Start of SUPPLIED INFORMATION

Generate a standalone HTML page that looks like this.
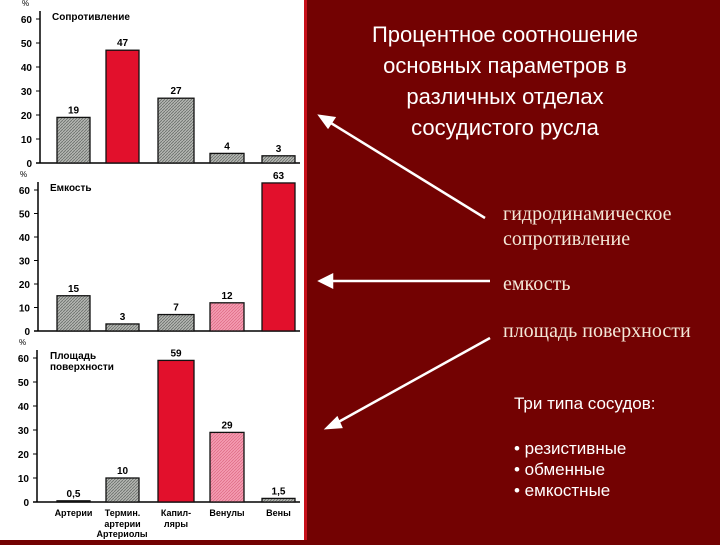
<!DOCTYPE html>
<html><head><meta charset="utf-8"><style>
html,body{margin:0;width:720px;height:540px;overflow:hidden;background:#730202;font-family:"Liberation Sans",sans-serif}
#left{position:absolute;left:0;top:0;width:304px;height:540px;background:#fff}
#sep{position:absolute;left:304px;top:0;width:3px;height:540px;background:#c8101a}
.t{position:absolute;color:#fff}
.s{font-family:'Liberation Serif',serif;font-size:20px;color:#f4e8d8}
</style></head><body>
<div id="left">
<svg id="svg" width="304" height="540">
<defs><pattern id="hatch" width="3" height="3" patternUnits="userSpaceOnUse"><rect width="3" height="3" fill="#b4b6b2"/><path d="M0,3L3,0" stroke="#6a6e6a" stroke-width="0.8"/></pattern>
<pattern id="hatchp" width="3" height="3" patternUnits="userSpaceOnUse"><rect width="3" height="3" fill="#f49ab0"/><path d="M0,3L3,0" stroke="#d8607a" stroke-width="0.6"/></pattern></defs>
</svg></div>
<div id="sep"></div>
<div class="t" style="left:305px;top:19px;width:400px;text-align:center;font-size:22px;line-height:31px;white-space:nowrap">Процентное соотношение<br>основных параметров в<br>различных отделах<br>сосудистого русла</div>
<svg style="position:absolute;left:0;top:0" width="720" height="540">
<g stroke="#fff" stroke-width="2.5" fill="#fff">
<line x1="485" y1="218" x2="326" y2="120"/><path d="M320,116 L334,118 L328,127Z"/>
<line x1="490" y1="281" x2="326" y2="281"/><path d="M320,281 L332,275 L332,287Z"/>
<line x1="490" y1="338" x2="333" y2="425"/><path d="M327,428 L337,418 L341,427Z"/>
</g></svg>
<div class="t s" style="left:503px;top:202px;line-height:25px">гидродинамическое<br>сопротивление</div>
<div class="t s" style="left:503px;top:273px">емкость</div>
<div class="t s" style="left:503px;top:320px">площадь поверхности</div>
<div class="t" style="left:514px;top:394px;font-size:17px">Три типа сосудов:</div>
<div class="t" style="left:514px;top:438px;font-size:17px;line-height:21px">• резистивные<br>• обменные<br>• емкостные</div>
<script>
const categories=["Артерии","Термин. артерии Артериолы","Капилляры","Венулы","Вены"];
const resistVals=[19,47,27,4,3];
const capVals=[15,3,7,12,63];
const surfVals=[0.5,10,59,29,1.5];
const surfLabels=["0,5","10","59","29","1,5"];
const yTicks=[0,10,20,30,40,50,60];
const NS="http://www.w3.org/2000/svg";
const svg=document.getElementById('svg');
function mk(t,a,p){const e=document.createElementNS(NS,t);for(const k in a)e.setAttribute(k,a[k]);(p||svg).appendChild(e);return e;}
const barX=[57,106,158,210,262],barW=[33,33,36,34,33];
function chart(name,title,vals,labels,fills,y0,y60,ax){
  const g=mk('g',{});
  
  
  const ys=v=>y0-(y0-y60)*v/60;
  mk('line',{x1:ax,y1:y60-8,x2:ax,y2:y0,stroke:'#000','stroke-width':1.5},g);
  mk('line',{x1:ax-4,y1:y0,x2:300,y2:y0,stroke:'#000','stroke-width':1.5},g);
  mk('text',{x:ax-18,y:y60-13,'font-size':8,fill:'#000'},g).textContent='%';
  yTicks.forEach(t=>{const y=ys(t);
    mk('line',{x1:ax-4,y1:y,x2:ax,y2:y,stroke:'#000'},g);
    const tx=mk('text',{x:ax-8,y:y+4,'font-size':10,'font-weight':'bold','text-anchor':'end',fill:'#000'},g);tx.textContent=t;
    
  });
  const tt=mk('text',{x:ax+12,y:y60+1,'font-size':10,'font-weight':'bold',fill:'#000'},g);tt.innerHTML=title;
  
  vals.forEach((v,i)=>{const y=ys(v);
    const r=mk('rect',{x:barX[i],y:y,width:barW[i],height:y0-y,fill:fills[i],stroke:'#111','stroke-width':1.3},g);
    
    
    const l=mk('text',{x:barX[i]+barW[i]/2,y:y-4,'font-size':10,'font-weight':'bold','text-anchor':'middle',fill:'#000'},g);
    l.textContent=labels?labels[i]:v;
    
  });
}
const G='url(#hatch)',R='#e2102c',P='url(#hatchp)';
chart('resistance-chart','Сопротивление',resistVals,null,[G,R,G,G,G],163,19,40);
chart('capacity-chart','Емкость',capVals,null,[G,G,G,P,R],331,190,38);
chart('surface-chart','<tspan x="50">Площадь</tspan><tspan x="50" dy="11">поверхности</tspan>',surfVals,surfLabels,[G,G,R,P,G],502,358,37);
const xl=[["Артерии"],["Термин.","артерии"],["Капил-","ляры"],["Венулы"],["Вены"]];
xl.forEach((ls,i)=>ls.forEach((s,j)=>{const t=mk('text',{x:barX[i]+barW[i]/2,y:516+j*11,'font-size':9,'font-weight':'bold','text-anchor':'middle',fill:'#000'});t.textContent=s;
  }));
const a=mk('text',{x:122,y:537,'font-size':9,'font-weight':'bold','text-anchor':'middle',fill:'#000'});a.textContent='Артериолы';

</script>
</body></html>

End of SUPPLIED INFORMATION

▶ WORK TO BE COMPLETED
Copy out the whole listing exactly, and don't carry over any pictures.

▶ SOLUTION TO THIS PROBLEM
Generate a standalone HTML page that looks like this.
<!DOCTYPE html>
<html><head><meta charset="utf-8"><style>
html,body{margin:0;width:720px;height:540px;overflow:hidden;background:#730202;font-family:"Liberation Sans",sans-serif}
#left{position:absolute;left:0;top:0;width:304px;height:540px;background:#fff}
#sep{position:absolute;left:304px;top:0;width:3px;height:540px;background:#c8101a}
.t{position:absolute;color:#fff}
.s{font-family:'Liberation Serif',serif;font-size:20px;color:#f4e8d8}
</style></head><body>
<div id="left">
<svg id="svg" width="304" height="540">
<defs><pattern id="hatch" width="3" height="3" patternUnits="userSpaceOnUse"><rect width="3" height="3" fill="#b4b6b2"/><path d="M0,3L3,0" stroke="#6a6e6a" stroke-width="0.8"/></pattern>
<pattern id="hatchp" width="3" height="3" patternUnits="userSpaceOnUse"><rect width="3" height="3" fill="#f49ab0"/><path d="M0,3L3,0" stroke="#d8607a" stroke-width="0.6"/></pattern></defs>
</svg></div>
<div id="sep"></div>
<div class="t" style="left:305px;top:19px;width:400px;text-align:center;font-size:22px;line-height:31px;white-space:nowrap">Процентное соотношение<br>основных параметров в<br>различных отделах<br>сосудистого русла</div>
<svg style="position:absolute;left:0;top:0" width="720" height="540">
<g stroke="#fff" stroke-width="2.5" fill="#fff">
<line x1="485" y1="218" x2="326" y2="120"/><path d="M320,116 L334,118 L328,127Z"/>
<line x1="490" y1="281" x2="326" y2="281"/><path d="M320,281 L332,275 L332,287Z"/>
<line x1="490" y1="338" x2="333" y2="425"/><path d="M327,428 L337,418 L341,427Z"/>
</g></svg>
<div class="t s" style="left:503px;top:202px;line-height:25px">гидродинамическое<br>сопротивление</div>
<div class="t s" style="left:503px;top:273px">емкость</div>
<div class="t s" style="left:503px;top:320px">площадь поверхности</div>
<div class="t" style="left:514px;top:394px;font-size:17px">Три типа сосудов:</div>
<div class="t" style="left:514px;top:438px;font-size:17px;line-height:21px">• резистивные<br>• обменные<br>• емкостные</div>
<script>
const categories=["Артерии","Термин. артерии Артериолы","Капилляры","Венулы","Вены"];
const resistVals=[19,47,27,4,3];
const capVals=[15,3,7,12,63];
const surfVals=[0.5,10,59,29,1.5];
const surfLabels=["0,5","10","59","29","1,5"];
const yTicks=[0,10,20,30,40,50,60];
const NS="http://www.w3.org/2000/svg";
const svg=document.getElementById('svg');
function mk(t,a,p){const e=document.createElementNS(NS,t);for(const k in a)e.setAttribute(k,a[k]);(p||svg).appendChild(e);return e;}
const barX=[57,106,158,210,262],barW=[33,33,36,34,33];
function chart(name,title,vals,labels,fills,y0,y60,ax){
  const g=mk('g',{});
  
  
  const ys=v=>y0-(y0-y60)*v/60;
  mk('line',{x1:ax,y1:y60-8,x2:ax,y2:y0,stroke:'#000','stroke-width':1.5},g);
  mk('line',{x1:ax-4,y1:y0,x2:300,y2:y0,stroke:'#000','stroke-width':1.5},g);
  mk('text',{x:ax-18,y:y60-13,'font-size':8,fill:'#000'},g).textContent='%';
  yTicks.forEach(t=>{const y=ys(t);
    mk('line',{x1:ax-4,y1:y,x2:ax,y2:y,stroke:'#000'},g);
    const tx=mk('text',{x:ax-8,y:y+4,'font-size':10,'font-weight':'bold','text-anchor':'end',fill:'#000'},g);tx.textContent=t;
    
  });
  const tt=mk('text',{x:ax+12,y:y60+1,'font-size':10,'font-weight':'bold',fill:'#000'},g);tt.innerHTML=title;
  
  vals.forEach((v,i)=>{const y=ys(v);
    const r=mk('rect',{x:barX[i],y:y,width:barW[i],height:y0-y,fill:fills[i],stroke:'#111','stroke-width':1.3},g);
    
    
    const l=mk('text',{x:barX[i]+barW[i]/2,y:y-4,'font-size':10,'font-weight':'bold','text-anchor':'middle',fill:'#000'},g);
    l.textContent=labels?labels[i]:v;
    
  });
}
const G='url(#hatch)',R='#e2102c',P='url(#hatchp)';
chart('resistance-chart','Сопротивление',resistVals,null,[G,R,G,G,G],163,19,40);
chart('capacity-chart','Емкость',capVals,null,[G,G,G,P,R],331,190,38);
chart('surface-chart','<tspan x="50">Площадь</tspan><tspan x="50" dy="11">поверхности</tspan>',surfVals,surfLabels,[G,G,R,P,G],502,358,37);
const xl=[["Артерии"],["Термин.","артерии"],["Капил-","ляры"],["Венулы"],["Вены"]];
xl.forEach((ls,i)=>ls.forEach((s,j)=>{const t=mk('text',{x:barX[i]+barW[i]/2,y:516+j*11,'font-size':9,'font-weight':'bold','text-anchor':'middle',fill:'#000'});t.textContent=s;
  }));
const a=mk('text',{x:122,y:537,'font-size':9,'font-weight':'bold','text-anchor':'middle',fill:'#000'});a.textContent='Артериолы';

</script>
</body></html>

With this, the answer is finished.